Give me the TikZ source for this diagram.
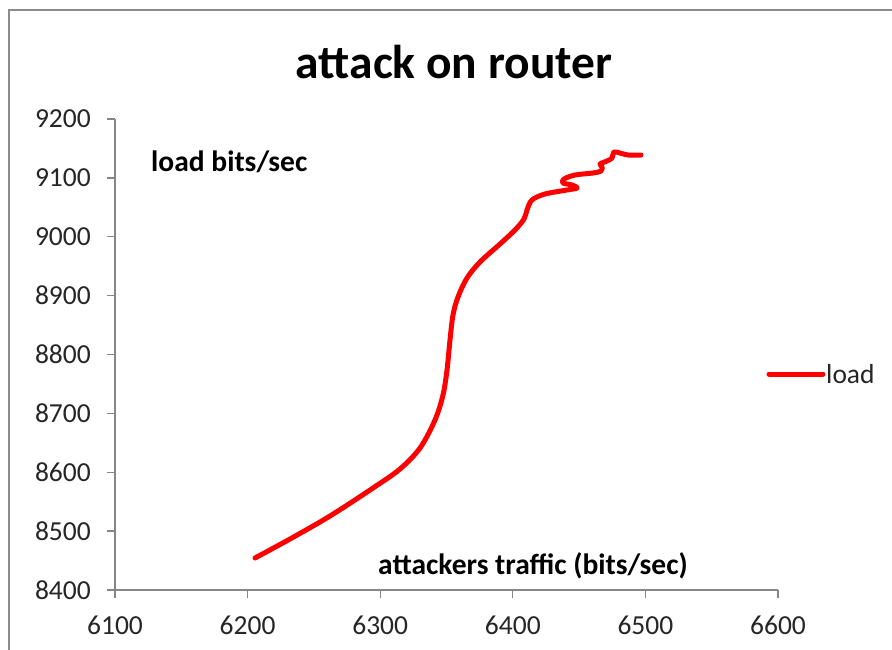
\documentclass[tikz,border=0pt]{standalone}
\usepackage{fontspec}
\setmainfont{Carlito}
\definecolor{axisgray}{HTML}{868686}
\definecolor{framegray}{HTML}{8C8C8C}
\definecolor{txt}{HTML}{262626}
\begin{document}
\begin{tikzpicture}[x=1pt,y=-1pt,
  axis/.style={draw=axisgray,line width=1.3pt},
  ticklab/.style={font=\fontsize{27.5}{30}\selectfont,text=txt,inner sep=0pt},
  boldlab/.style={font=\bfseries\fontsize{29.5}{32}\selectfont,text=black,inner sep=0pt},
  series/.style={draw=red,line width=5pt,line cap=round,line join=round}]
\useasboundingbox (0,0) rectangle (892,650);
\fill[white] (0,0) rectangle (892,650);
% frame (only left and top visible)
\draw[framegray,line width=2pt] (9,660) -- (9,10) -- (900,10);
% title
\node[font=\bfseries\fontsize{47.5}{50}\selectfont,inner sep=0pt] (title) at (454,62) {attack on router};
% axes
\coordinate (o) at (115,590);
\coordinate (ytop) at (115,119);
\coordinate (xend) at (778,590);
\draw[axis] (ytop) -- (o) -- (xend);
% y ticks and labels
\foreach \v [count=\i from 0] in {8400,8500,8600,8700,8800,8900,9000,9100,9200}{
  \draw[axis] (107,590-\i*58.875) -- (115,590-\i*58.875);
  \node[ticklab,anchor=east] (yl\i) at (91,590-\i*58.875) {\v};
}
% x ticks and labels
\foreach \v [count=\i from 0] in {6100,6200,6300,6400,6500,6600}{
  \draw[axis] (115+\i*132.6,590) -- (115+\i*132.6,598);
  \node[ticklab] (xl\i) at (115+\i*132.6,625) {\v};
}
% axis titles
\node[boldlab,anchor=west] (ytitle) at (151,162) {load bits/sec};
\node[boldlab,anchor=west] (xtitle) at (378,566) {attackers traffic (bits/sec)};
% series
\draw[series] plot[smooth,tension=0.55] coordinates {
(255,558) (290,539) (330,516) (373,488) (400,469) (420,448) (435,420) (443,395)
(447,370) (450,340) (453,315) (458,297) (467,278) (480,262) (500,244) (515,230)
(524,219) (527,210) (532,200) (545,194) (567,190) (577,188) (572,185) (563,183)
(564,179) (575,175) (593,173) (601,171) (602,167) (600,164) (607,161) (612,158)
(614,152) (620,153) (628,155) (641,155)};
% legend
\coordinate (lg1) at (769,374);
\coordinate (lg2) at (823,374);
\draw[series] (lg1) -- (lg2);
\node[ticklab,anchor=west] (legend) at (826,374) {load};
\end{tikzpicture}
\end{document}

::::::::::

> CHALLENGE: Write the listing above out again exactly, dropping each image.

> THE OUTPUT:
Give me the TikZ source for this diagram.
\documentclass[tikz,border=0pt]{standalone}
\usepackage{fontspec}
\setmainfont{Carlito}
\definecolor{axisgray}{HTML}{868686}
\definecolor{framegray}{HTML}{8C8C8C}
\definecolor{txt}{HTML}{262626}
\begin{document}
\begin{tikzpicture}[x=1pt,y=-1pt,
  axis/.style={draw=axisgray,line width=1.3pt},
  ticklab/.style={font=\fontsize{27.5}{30}\selectfont,text=txt,inner sep=0pt},
  boldlab/.style={font=\bfseries\fontsize{29.5}{32}\selectfont,text=black,inner sep=0pt},
  series/.style={draw=red,line width=5pt,line cap=round,line join=round}]
\useasboundingbox (0,0) rectangle (892,650);
\fill[white] (0,0) rectangle (892,650);
% frame (only left and top visible)
\draw[framegray,line width=2pt] (9,660) -- (9,10) -- (900,10);
% title
\node[font=\bfseries\fontsize{47.5}{50}\selectfont,inner sep=0pt] (title) at (454,62) {attack on router};
% axes
\coordinate (o) at (115,590);
\coordinate (ytop) at (115,119);
\coordinate (xend) at (778,590);
\draw[axis] (ytop) -- (o) -- (xend);
% y ticks and labels
\foreach \v [count=\i from 0] in {8400,8500,8600,8700,8800,8900,9000,9100,9200}{
  \draw[axis] (107,590-\i*58.875) -- (115,590-\i*58.875);
  \node[ticklab,anchor=east] (yl\i) at (91,590-\i*58.875) {\v};
}
% x ticks and labels
\foreach \v [count=\i from 0] in {6100,6200,6300,6400,6500,6600}{
  \draw[axis] (115+\i*132.6,590) -- (115+\i*132.6,598);
  \node[ticklab] (xl\i) at (115+\i*132.6,625) {\v};
}
% axis titles
\node[boldlab,anchor=west] (ytitle) at (151,162) {load bits/sec};
\node[boldlab,anchor=west] (xtitle) at (378,566) {attackers traffic (bits/sec)};
% series
\draw[series] plot[smooth,tension=0.55] coordinates {
(255,558) (290,539) (330,516) (373,488) (400,469) (420,448) (435,420) (443,395)
(447,370) (450,340) (453,315) (458,297) (467,278) (480,262) (500,244) (515,230)
(524,219) (527,210) (532,200) (545,194) (567,190) (577,188) (572,185) (563,183)
(564,179) (575,175) (593,173) (601,171) (602,167) (600,164) (607,161) (612,158)
(614,152) (620,153) (628,155) (641,155)};
% legend
\coordinate (lg1) at (769,374);
\coordinate (lg2) at (823,374);
\draw[series] (lg1) -- (lg2);
\node[ticklab,anchor=west] (legend) at (826,374) {load};
\end{tikzpicture}
\end{document}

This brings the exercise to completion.